It is an extraordinary amount of money. For most people there is something vaguely disturbing about the idea that AIB can make a profit of €1.4 billion, which equates to something close to €4 million a day.Admiration for Mr Michael Buckley and his team is tinged with a certain concern that we might be overpaying for our banking services. Such suspicions are always bubbling away in the background given the dominance of the market here by AIB and Bank of Ireland.
The Republic remains the single most important market for AIB. It accounts for almost one-third of the bank's income, but nearer half of its pre-tax profits. The strong performance of the home operation compensates to a certain extent for the less profitable ventures into capital markets, Poland and of course the United States. That said, the bank's domestic operation is no more profitable than its UK arm, which includes Northern Ireland.
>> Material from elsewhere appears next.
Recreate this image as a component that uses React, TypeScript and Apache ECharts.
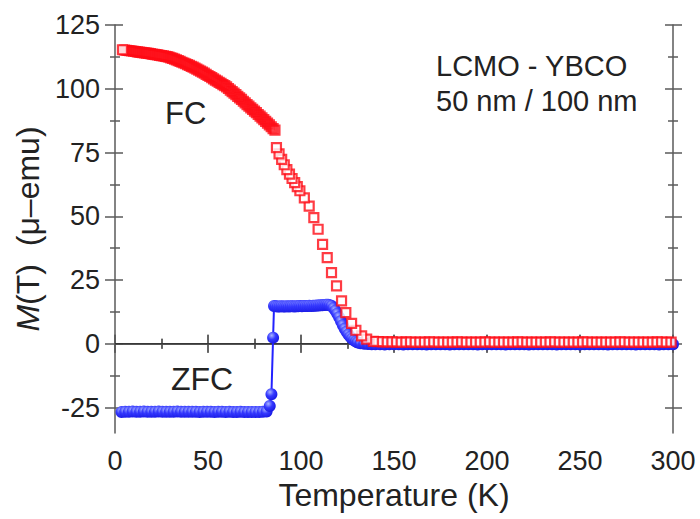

What is clear from the record figures published yesterday is that AIB - and by extension the financial services industry - is still reaping the benefits of the economic boom. The resilience of consumer confidence in the face of the economic slowdown was a major contributor to the bank's performance last year.
The bank also paid some €306 million to the Exchequer in taxes. Significant though this sum may be, it is modest in terms of what AIB would pay if based elsewhere. Along with the rest of Irish industry the banks have benefited from the Government's decision to bring corporation tax down to 12.5 per cent in anticipation of the abolition of the special 10 per cent incentive rate. It has been the bank's good fortune that this change coincided with a period of record profitability driven by the Republic's exceptional economic performance.
Yesterday's results should silence the bank's grumbling about the €100 million a year levy imposed on them by the Minister for Finance last December.